## MATERIAL:

## Start

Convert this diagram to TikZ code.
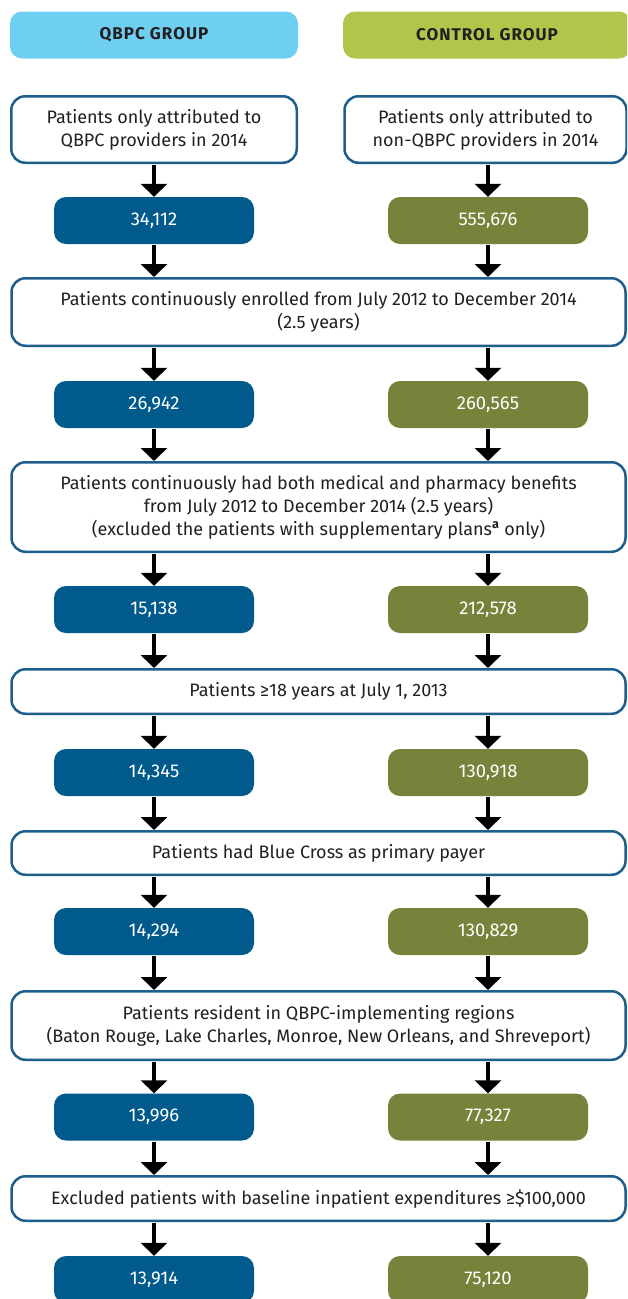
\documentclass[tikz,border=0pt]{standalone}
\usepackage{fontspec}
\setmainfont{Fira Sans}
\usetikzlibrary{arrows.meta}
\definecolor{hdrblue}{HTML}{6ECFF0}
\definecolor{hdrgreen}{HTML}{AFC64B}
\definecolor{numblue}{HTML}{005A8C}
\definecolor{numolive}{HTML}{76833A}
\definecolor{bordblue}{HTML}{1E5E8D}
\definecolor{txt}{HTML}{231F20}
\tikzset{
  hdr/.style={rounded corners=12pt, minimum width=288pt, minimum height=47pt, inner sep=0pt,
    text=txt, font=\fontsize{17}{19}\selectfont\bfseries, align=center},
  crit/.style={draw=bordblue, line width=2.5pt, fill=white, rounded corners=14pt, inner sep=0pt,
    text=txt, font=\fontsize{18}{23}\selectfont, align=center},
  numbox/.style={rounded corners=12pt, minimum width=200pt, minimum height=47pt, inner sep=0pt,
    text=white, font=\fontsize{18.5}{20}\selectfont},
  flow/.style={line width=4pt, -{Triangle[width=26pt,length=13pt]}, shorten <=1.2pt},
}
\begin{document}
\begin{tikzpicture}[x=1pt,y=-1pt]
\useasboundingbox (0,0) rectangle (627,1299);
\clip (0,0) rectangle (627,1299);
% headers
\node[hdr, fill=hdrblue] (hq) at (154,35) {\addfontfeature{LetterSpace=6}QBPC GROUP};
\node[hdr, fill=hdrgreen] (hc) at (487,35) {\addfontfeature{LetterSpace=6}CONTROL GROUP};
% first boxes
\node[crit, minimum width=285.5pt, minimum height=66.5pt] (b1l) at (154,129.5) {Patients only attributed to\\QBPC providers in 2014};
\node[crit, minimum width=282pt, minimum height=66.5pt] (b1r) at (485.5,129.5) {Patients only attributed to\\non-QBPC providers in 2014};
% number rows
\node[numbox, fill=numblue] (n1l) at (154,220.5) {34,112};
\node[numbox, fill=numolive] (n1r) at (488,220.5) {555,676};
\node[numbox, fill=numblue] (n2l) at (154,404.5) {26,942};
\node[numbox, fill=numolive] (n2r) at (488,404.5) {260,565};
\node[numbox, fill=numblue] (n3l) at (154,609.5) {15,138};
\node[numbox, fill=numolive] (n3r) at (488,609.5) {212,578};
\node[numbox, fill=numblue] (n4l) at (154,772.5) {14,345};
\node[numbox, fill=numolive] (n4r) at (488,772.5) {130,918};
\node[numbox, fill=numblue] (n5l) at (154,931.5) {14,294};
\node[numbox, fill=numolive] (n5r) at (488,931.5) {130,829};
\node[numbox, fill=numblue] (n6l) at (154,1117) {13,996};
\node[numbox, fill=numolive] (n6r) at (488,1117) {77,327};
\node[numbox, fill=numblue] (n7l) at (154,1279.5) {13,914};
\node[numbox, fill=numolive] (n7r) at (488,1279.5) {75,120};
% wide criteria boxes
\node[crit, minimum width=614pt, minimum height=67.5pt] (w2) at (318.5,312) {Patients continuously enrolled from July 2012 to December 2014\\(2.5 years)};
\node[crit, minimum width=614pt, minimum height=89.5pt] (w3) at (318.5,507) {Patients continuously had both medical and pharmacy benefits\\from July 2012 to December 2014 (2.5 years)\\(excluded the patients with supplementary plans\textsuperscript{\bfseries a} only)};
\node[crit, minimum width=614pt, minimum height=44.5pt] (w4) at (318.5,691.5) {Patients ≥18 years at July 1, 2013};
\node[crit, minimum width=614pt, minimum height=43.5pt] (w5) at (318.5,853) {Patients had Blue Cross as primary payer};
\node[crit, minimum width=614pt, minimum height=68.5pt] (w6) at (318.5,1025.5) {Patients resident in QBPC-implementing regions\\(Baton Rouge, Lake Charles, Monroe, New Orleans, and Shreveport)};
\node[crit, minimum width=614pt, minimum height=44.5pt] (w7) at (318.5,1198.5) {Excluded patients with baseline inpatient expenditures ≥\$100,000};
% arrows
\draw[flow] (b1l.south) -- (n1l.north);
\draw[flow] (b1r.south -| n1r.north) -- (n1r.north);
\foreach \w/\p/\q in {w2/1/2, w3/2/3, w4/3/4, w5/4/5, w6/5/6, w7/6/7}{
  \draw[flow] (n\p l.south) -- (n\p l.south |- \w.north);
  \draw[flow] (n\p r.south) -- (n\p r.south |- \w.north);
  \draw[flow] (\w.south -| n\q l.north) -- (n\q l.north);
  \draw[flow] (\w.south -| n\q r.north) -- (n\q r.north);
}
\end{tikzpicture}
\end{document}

## End

## SHORT TASK:
Every line is to be duplicated exactly, though pictures stay out.

## ANSWER BELOW:
Convert this diagram to TikZ code.
\documentclass[tikz,border=0pt]{standalone}
\usepackage{fontspec}
\setmainfont{Fira Sans}
\usetikzlibrary{arrows.meta}
\definecolor{hdrblue}{HTML}{6ECFF0}
\definecolor{hdrgreen}{HTML}{AFC64B}
\definecolor{numblue}{HTML}{005A8C}
\definecolor{numolive}{HTML}{76833A}
\definecolor{bordblue}{HTML}{1E5E8D}
\definecolor{txt}{HTML}{231F20}
\tikzset{
  hdr/.style={rounded corners=12pt, minimum width=288pt, minimum height=47pt, inner sep=0pt,
    text=txt, font=\fontsize{17}{19}\selectfont\bfseries, align=center},
  crit/.style={draw=bordblue, line width=2.5pt, fill=white, rounded corners=14pt, inner sep=0pt,
    text=txt, font=\fontsize{18}{23}\selectfont, align=center},
  numbox/.style={rounded corners=12pt, minimum width=200pt, minimum height=47pt, inner sep=0pt,
    text=white, font=\fontsize{18.5}{20}\selectfont},
  flow/.style={line width=4pt, -{Triangle[width=26pt,length=13pt]}, shorten <=1.2pt},
}
\begin{document}
\begin{tikzpicture}[x=1pt,y=-1pt]
\useasboundingbox (0,0) rectangle (627,1299);
\clip (0,0) rectangle (627,1299);
% headers
\node[hdr, fill=hdrblue] (hq) at (154,35) {\addfontfeature{LetterSpace=6}QBPC GROUP};
\node[hdr, fill=hdrgreen] (hc) at (487,35) {\addfontfeature{LetterSpace=6}CONTROL GROUP};
% first boxes
\node[crit, minimum width=285.5pt, minimum height=66.5pt] (b1l) at (154,129.5) {Patients only attributed to\\QBPC providers in 2014};
\node[crit, minimum width=282pt, minimum height=66.5pt] (b1r) at (485.5,129.5) {Patients only attributed to\\non-QBPC providers in 2014};
% number rows
\node[numbox, fill=numblue] (n1l) at (154,220.5) {34,112};
\node[numbox, fill=numolive] (n1r) at (488,220.5) {555,676};
\node[numbox, fill=numblue] (n2l) at (154,404.5) {26,942};
\node[numbox, fill=numolive] (n2r) at (488,404.5) {260,565};
\node[numbox, fill=numblue] (n3l) at (154,609.5) {15,138};
\node[numbox, fill=numolive] (n3r) at (488,609.5) {212,578};
\node[numbox, fill=numblue] (n4l) at (154,772.5) {14,345};
\node[numbox, fill=numolive] (n4r) at (488,772.5) {130,918};
\node[numbox, fill=numblue] (n5l) at (154,931.5) {14,294};
\node[numbox, fill=numolive] (n5r) at (488,931.5) {130,829};
\node[numbox, fill=numblue] (n6l) at (154,1117) {13,996};
\node[numbox, fill=numolive] (n6r) at (488,1117) {77,327};
\node[numbox, fill=numblue] (n7l) at (154,1279.5) {13,914};
\node[numbox, fill=numolive] (n7r) at (488,1279.5) {75,120};
% wide criteria boxes
\node[crit, minimum width=614pt, minimum height=67.5pt] (w2) at (318.5,312) {Patients continuously enrolled from July 2012 to December 2014\\(2.5 years)};
\node[crit, minimum width=614pt, minimum height=89.5pt] (w3) at (318.5,507) {Patients continuously had both medical and pharmacy benefits\\from July 2012 to December 2014 (2.5 years)\\(excluded the patients with supplementary plans\textsuperscript{\bfseries a} only)};
\node[crit, minimum width=614pt, minimum height=44.5pt] (w4) at (318.5,691.5) {Patients ≥18 years at July 1, 2013};
\node[crit, minimum width=614pt, minimum height=43.5pt] (w5) at (318.5,853) {Patients had Blue Cross as primary payer};
\node[crit, minimum width=614pt, minimum height=68.5pt] (w6) at (318.5,1025.5) {Patients resident in QBPC-implementing regions\\(Baton Rouge, Lake Charles, Monroe, New Orleans, and Shreveport)};
\node[crit, minimum width=614pt, minimum height=44.5pt] (w7) at (318.5,1198.5) {Excluded patients with baseline inpatient expenditures ≥\$100,000};
% arrows
\draw[flow] (b1l.south) -- (n1l.north);
\draw[flow] (b1r.south -| n1r.north) -- (n1r.north);
\foreach \w/\p/\q in {w2/1/2, w3/2/3, w4/3/4, w5/4/5, w6/5/6, w7/6/7}{
  \draw[flow] (n\p l.south) -- (n\p l.south |- \w.north);
  \draw[flow] (n\p r.south) -- (n\p r.south |- \w.north);
  \draw[flow] (\w.south -| n\q l.north) -- (n\q l.north);
  \draw[flow] (\w.south -| n\q r.north) -- (n\q r.north);
}
\end{tikzpicture}
\end{document}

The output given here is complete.